26 February 2008

Ann Richards of Texas

An American Original

You can tell a lot about a Texan, of a certain generation, by the way he shakes your hand. It is a gesture as full of significance and symbolism as any book, because it contains the life and psychology of the Texan whole. Of course, if you’ve never shaken hands with a Texan, you must decode him by other means.

I met the late Ann Richards exactly once. Hers was the firmest handshake I’ve ever encountered in any woman. More than firm, in fact, it was hard, almost painful. She could crack pecans in her palm, I’ll bet.

Ordinarily, the handshake of a Texan woman is subtler, like the woman herself. She is less likely than a man to give away anything about herself. The fact that Ann Richards’ handshake was so manly, however, told me a great deal. She had succeeded at what was traditionally a man’s game — Texas politics — and increasingly a Republican man’s game. And she’d done it by outmanning the men.

She was pretty, with especially beautiful blue eyes, but she wore her wrinkles and her snow-white hair with a pride that dared you to say something about them. She got to be Governor because was smarter, tougher, fresher, funnier than any man, but she looked like your elderly aunt — more ladylike, that is, than any other lady. (She herself described her hairdo as “Republican hair.”) She wouldn’t play, or couldn’t afford to, the stereotypical Austin Liberal from Hippie Hollow, and though Molly Ivins was her boon companion, Ann Richards played by different rules. She didn’t even pretend to be a good ol’ gal.

She took positions that in other parts of the country would brand her a conservative, especially on questions of gun control and capital punishment, but in Texas those positions don’t mark one as a conservative, they mark one as a Texan. Many Texans seem to feel that the only thing wrong with capital punishment is that it can be administered only once per criminal, and that we don’t use shotguns to do it. Some day, a politician, or more likely a clergyman, may come along to persuade the Texans to other ideas, but Ann Richards was of the generation of women that believed (rightly, I daresay) that she’d be perceived as weak if she didn’t promote a hard line.

Hillary Clinton has demonstrated a similar political reasoning, on many issues (use of military force, flag-burning, etc.), and that’s one reason I believe she’d enjoy Ann Richards’ enthusiastic support during the primaries this year, if Richards were around to enjoy the fun.

I was in the room when she delivered her keynote address at the 1988 Democratic Convention, when she exclaimed of the Republican candidate, “Poor George!
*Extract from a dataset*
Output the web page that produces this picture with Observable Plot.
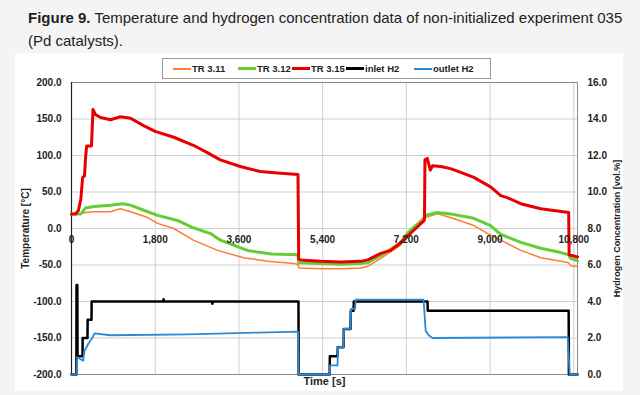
<!DOCTYPE html>
<html>
<head>
<meta charset="utf-8">
<script src="https://cdn.jsdelivr.net/npm/d3@7"></script>
<script src="https://cdn.jsdelivr.net/npm/@observablehq/plot@0.6"></script>
<style>
  html, body { margin: 0; padding: 0; background: #f4f4f4; width: 640px; height: 395px; overflow: hidden; }
  #title { position: absolute; left: 28px; top: 6px; width: 610px; font-family: "Liberation Sans", Arial, sans-serif; font-size: 15px; line-height: 23px; color: #222; white-space: nowrap; }
  #panel { position: absolute; left: 15px; top: 53px; width: 608px; height: 338px; background: #fff; }
  #legend { position: absolute; left: 162px; top: 58px; width: 327px; height: 19px; border: 1px solid #999; background: #fff;
            font-family: "Liberation Sans", Arial, sans-serif; font-size: 9.5px; font-weight: bold; color: #222; }
  .item { position: absolute; top: 0; height: 19px; display: flex; align-items: center; white-space: nowrap; }
  .sw { display: inline-block; width: 18px; height: 2px; margin-right: 1px; }
  #chart { position: absolute; left: 0; top: 78px; }
</style>
</head>
<body>
<div id="title"><b>Figure 9.</b> <span>Temperature and hydrogen concentration data of non-initialized experiment 035</span><br><span>(Pd catalysts).</span></div>
<div id="panel"></div>
<div id="legend"></div>
<div id="chart"></div>
<script>
// ---- data (time in s; temperature in °C; hydrogen in vol.%) ----
const xTicks = [0, 1800, 3600, 5400, 7200, 9000, 10800];
const tempTicks = [-200, -150, -100, -50, 0, 50, 100, 150, 200];
const h2Ticks = [0, 2, 4, 6, 8, 10, 12, 14, 16];
const seriesNames = ["TR 3.11", "TR 3.12", "TR 3.15", "inlet H2", "outlet H2"];
const seriesColors = ["#ff7d32", "#66cc33", "#e80000", "#000000", "#2b8ad8"];

const tr311 = [[0,20],[200,20],[300,22],[480,23],[840,23],[1050,27],[1270,23],[1640,15],[1850,7],[2200,0],[2620,-16],[3140,-30],[3700,-40],[4220,-45],[4780,-48],[4870,-49],[4890,-54],[5360,-55],[5790,-55],[6220,-54],[6370,-52],[6650,-41],[7070,-23],[7230,-8],[7400,5],[7550,14],[7870,20],[8150,15],[8650,4],[8950,-7],[9230,-16],[9660,-30],[10090,-40],[10520,-45],[10690,-47],[10730,-51],[10880,-52]];
const tr312 = [[0,20],[200,20],[300,28],[480,30],[840,32],[1100,34],[1270,32],[1550,25],[1850,18],[2280,11],[2620,1],[2990,-7],[3200,-16],[3780,-30],[4300,-35],[4870,-36],[4885,-47],[5360,-48],[5790,-49],[6220,-48],[6370,-47],[6650,-37],[7070,-20],[7230,-6],[7400,4],[7560,10],[7600,18],[7870,22],[8150,20],[8650,14],[9010,4],[9230,-8],[9660,-19],[10090,-27],[10520,-33],[10690,-36],[10730,-41],[10880,-44]];
const tr315 = [[0,20],[90,20],[150,25],[200,40],[240,70],[280,72],[300,95],[325,113],[430,113],[462,163],[516,156],[624,152],[840,149],[1050,153],[1270,151],[1550,141],[1800,133],[2200,125],[2620,114],[2920,104],[3200,94],[3630,85],[4060,78],[4430,76],[4870,74],[4885,-42],[4930,-43],[5360,-45],[5790,-46],[6220,-45],[6370,-43],[6650,-34],[6860,-30],[7010,-23],[7230,-10],[7400,0],[7550,9],[7590,12],[7600,94],[7650,96],[7715,80],[7765,86],[7940,85],[8150,82],[8370,77],[8650,70],[9010,57],[9230,45],[9380,42],[9660,34],[10090,27],[10450,24],[10690,22],[10700,-36],[10880,-39]];
const inletH2 = [[0,0],[105,0],[108,4.9],[125,4.9],[130,1.0],[237,1.0],[240,2.0],[344,2.0],[347,3.0],[430,3.0],[433,4.0],[1970,4.0],[1980,4.12],[1990,4.0],[3020,4.0],[3030,3.88],[3040,4.0],[4880,4.0],[4885,0],[5550,0],[5555,1.0],[5720,1.0],[5725,1.5],[5850,1.5],[5855,2.5],[6000,2.5],[6005,3.5],[6065,3.5],[6070,4.0],[7655,4.0],[7660,3.5],[10690,3.5],[10695,0],[10880,0]];
const outletH2 = [[0,0],[110,0],[122,0.95],[250,0.75],[280,1.3],[366,1.7],[445,2.0],[495,2.25],[840,2.15],[2500,2.2],[4000,2.3],[4870,2.35],[4885,0],[5550,0],[5560,0.5],[5720,0.5],[5730,1.5],[5850,1.5],[5860,2.5],[6000,2.5],[6010,3.6],[6100,3.6],[6110,4.1],[7570,4.1],[7615,2.4],[7680,2.15],[7765,2.0],[10670,2.05],[10712,0],[10880,0]];

// hydrogen (0–16 vol.%) shares the temperature scale (-200–200 °C)
const h2ToT = h => -200 + h * 25;

const fmtTime = d3.format(",");
const font = '"Liberation Sans", Arial, sans-serif';

const chart = Plot.plot({
  width: 640,
  height: 314,
  marginLeft: 71,
  marginRight: 63,
  marginTop: 4,
  marginBottom: 18,
  style: { fontFamily: font, fontSize: "10px", fontWeight: "bold", color: "#222", background: "transparent" },
  x: { domain: [0, 10880], axis: null },
  y: { domain: [-200, 200], axis: null },
  marks: [
    Plot.gridX(xTicks, { stroke: "#cfcfcf", strokeOpacity: 1 }),
    Plot.gridY(tempTicks, { stroke: "#cfcfcf", strokeOpacity: 1 }),
    Plot.frame({ stroke: "#8a8a8a" }),
    Plot.ruleX([0], { stroke: "#222", strokeWidth: 1.2 }),
    Plot.line(tr311, { x: d => d[0], y: d => d[1], stroke: seriesColors[0], strokeWidth: 1.5 }),
    Plot.line(tr312, { x: d => d[0], y: d => d[1], stroke: seriesColors[1], strokeWidth: 3 }),
    Plot.line(tr315, { x: d => d[0], y: d => d[1], stroke: seriesColors[2], strokeWidth: 3 }),
    Plot.line(inletH2, { x: d => d[0], y: d => h2ToT(d[1]), stroke: seriesColors[3], strokeWidth: 2.5 }),
    Plot.line(outletH2, { x: d => d[0], y: d => h2ToT(d[1]), stroke: seriesColors[4], strokeWidth: 1.8 }),
    Plot.text(xTicks, { x: d => d, y: 0, text: d => fmtTime(d), dy: 11 }),
    Plot.axisY(tempTicks, { anchor: "left", tickSize: 0, tickPadding: 10, tickFormat: d => d.toFixed(1), label: null }),
    Plot.axisY(h2Ticks.map(h2ToT), { anchor: "right", tickSize: 0, tickPadding: 10, tickFormat: d => ((d + 200) / 25).toFixed(1), label: null }),
    Plot.text(["Temperature [°C]"], { frameAnchor: "left", textAnchor: "middle", text: d => d, rotate: -90, dx: -46, fontSize: 10 }),
    Plot.text(["Hydrogen Concentration [vol.%]"], { frameAnchor: "right", textAnchor: "middle", text: d => d, rotate: -90, dx: 40, fontSize: 9 }),
    Plot.text(["Time [s]"], { frameAnchor: "bottom", textAnchor: "middle", text: d => d, dy: 10, fontSize: 11 })
  ]
});
document.getElementById("chart").appendChild(chart);

// legend
const legend = document.getElementById("legend");
const lefts = [10, 75, 129, 183, 251];
seriesNames.forEach((name, i) => {
  const it = document.createElement("div");
  it.className = "item";
  it.style.left = lefts[i] + "px";
  const sw = document.createElement("span");
  sw.className = "sw";
  sw.style.background = seriesColors[i];
  sw.style.height = (i === 1 || i === 2 || i === 3) ? "3px" : "2px";
  it.appendChild(sw);
  it.appendChild(document.createTextNode(name));
  legend.appendChild(it);
});
</script>
</body>
</html>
He can’t help it. He was born with a silver foot in his mouth.” I admired the speech, and like a lot of other people, I believed it announced a career in national politics. If Bill Clinton hadn’t been from next-door Arkansas, wouldn’t Ann Richards have been one logical choice for a running mate in 1992? But by the time Al Gore ran in 2000, Texas was a lost cause for any Democrat. Even adding Richards to the ticket wouldn’t have delivered the electoral votes.

She was Governor of Texas at the time of our meeting, at another speaking event, in Texas, at which both Ann Richards and my boss, Dan Rather, appeared. As a fan of her speeches, I was thrilled when she complimented Dan on his. Then came a painful moment. She said to Dan, “Did you write it yourself?”

Well, he had paid for it. Ordinarily he was more up-front in his answers, acknowledging my assistance — and sometimes he did write great chunks of his speeches for himself. (His famous address to the Radio and Television News Directors Association in Miami, in 1993, was too important and too heartfelt to entrust to me.) But in this case, I expect we both craved the respect of this admired public speaker, and so when the praise came, Dan took it for himself.

Within a few years of our meeting, Ann Richards ran a hard-fought campaign against the Son of George, and Bush’s supporters took an undisguised pleasure in defeating the woman who’d held the father up for international scorn. She was the first victim of the low politics played by “Bush’s brain,” Karl Rove, who orchestrated (it is alleged) a whisper campaign of rumors of lesbianism and drug abuse against her, and although she was hugely popular in the State, she couldn’t win.

The public speaker whose approval other speakers craved.

I had a telling conversation with another Texan woman, shortly before the gubernatorial election in 1994. (I won’t embarrass her by identifying her.) “I just love that Ann Richards,” this woman said. “She is so smart and so funny.”

“Are you voting for her?” I asked.

“No,” said the woman.

I spoke to her again the day after the election. “I am so sorry Ann Richards lost,” she said.

“Did you vote for her?”

“No.” It didn’t seem to occur to her that voting for the candidate she liked might have had an effect on the outcome of the race.

I’m thinking of Ann Richards today because of the Texas primary. Politics can be contrary in the Lone Star State, to the point of perversity. I suspect that, no matter who wins tonight, there will be Texans to wake up next Wednesday and say, “I am so sorry Hillary Clinton/Barack Obama lost!” Even though they voted for the other guy.

And if the contest between Ann Richards and George W. Bush had been decided by an arm-wrestling match, she’d be President today.